◆ **REQUIRED WORK**
Your task is to gather the lines below that hold the string "matplotlib".

__________

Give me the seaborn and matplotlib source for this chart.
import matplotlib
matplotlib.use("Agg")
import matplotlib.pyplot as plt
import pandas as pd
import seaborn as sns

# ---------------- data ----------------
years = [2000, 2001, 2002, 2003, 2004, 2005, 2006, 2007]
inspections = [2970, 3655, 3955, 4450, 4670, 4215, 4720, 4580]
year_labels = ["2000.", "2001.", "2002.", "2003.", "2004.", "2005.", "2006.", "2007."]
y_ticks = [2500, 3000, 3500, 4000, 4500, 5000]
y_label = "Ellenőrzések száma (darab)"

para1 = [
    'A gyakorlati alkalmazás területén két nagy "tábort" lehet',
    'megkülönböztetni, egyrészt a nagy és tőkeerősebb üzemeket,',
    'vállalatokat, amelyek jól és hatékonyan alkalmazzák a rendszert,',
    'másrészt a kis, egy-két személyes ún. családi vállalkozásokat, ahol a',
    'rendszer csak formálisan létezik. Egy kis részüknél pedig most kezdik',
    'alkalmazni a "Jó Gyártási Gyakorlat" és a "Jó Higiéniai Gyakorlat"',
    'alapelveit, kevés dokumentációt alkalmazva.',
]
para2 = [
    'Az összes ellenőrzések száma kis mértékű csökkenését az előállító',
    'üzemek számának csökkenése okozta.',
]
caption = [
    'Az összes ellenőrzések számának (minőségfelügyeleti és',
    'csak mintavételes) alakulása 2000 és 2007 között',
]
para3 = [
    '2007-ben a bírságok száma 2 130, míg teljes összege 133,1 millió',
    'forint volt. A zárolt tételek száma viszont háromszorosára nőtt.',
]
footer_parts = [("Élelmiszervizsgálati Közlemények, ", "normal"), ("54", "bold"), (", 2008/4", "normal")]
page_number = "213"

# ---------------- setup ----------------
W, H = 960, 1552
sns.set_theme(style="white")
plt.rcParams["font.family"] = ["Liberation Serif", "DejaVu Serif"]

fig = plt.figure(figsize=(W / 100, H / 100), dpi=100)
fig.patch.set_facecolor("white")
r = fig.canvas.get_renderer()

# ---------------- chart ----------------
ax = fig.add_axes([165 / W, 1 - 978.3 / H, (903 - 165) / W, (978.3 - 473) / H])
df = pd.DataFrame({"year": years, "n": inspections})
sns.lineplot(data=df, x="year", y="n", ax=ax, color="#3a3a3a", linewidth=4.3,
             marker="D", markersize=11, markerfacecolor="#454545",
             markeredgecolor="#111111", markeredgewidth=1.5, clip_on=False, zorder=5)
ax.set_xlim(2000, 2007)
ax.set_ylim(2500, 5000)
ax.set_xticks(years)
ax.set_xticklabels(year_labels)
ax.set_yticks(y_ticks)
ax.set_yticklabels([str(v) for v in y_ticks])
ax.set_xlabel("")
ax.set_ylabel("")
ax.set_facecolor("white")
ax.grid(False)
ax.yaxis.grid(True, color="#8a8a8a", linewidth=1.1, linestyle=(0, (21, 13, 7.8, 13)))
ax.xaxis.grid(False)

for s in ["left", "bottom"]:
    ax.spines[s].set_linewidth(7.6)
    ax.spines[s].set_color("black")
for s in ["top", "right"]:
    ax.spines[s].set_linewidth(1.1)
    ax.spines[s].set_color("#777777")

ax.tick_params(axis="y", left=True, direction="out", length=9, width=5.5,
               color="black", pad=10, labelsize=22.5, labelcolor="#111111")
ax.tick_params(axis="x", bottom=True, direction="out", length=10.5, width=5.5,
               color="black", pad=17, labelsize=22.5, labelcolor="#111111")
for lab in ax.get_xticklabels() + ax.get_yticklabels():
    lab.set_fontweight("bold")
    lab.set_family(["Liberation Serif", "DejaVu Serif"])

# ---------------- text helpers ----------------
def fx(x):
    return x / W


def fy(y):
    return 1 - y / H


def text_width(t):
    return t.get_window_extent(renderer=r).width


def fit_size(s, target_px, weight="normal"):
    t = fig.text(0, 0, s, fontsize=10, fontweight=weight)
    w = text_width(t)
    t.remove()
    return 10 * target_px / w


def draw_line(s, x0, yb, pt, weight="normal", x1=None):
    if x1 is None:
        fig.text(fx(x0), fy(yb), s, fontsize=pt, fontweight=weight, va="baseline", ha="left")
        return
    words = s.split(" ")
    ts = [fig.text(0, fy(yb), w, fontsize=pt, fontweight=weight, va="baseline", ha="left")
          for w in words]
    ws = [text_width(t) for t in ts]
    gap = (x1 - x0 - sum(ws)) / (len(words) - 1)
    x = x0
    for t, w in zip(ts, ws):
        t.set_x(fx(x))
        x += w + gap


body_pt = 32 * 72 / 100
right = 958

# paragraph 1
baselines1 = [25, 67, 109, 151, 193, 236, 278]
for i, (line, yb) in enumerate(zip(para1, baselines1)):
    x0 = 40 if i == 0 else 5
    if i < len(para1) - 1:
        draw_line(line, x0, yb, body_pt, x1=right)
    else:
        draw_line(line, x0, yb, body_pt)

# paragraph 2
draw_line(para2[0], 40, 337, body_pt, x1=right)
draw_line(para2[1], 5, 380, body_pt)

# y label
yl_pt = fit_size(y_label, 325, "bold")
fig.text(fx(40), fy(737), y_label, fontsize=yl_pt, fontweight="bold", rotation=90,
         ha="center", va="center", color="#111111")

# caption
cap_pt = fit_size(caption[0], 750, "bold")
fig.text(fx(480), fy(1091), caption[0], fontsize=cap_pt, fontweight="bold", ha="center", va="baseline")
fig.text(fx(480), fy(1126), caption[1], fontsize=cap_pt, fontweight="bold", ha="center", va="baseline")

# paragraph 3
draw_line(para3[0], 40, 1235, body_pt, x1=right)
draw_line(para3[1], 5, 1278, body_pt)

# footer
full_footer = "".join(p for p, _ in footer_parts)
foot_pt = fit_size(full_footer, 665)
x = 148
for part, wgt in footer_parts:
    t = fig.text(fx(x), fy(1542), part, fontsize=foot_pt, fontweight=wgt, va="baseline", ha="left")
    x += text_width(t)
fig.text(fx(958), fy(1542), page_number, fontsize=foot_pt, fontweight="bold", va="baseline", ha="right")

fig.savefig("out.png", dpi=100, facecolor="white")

__________

◆ **ANSWER TO THIS EXERCISE**
Give me the seaborn and matplotlib source for this chart.
import matplotlib
matplotlib.use("Agg")
import matplotlib.pyplot as plt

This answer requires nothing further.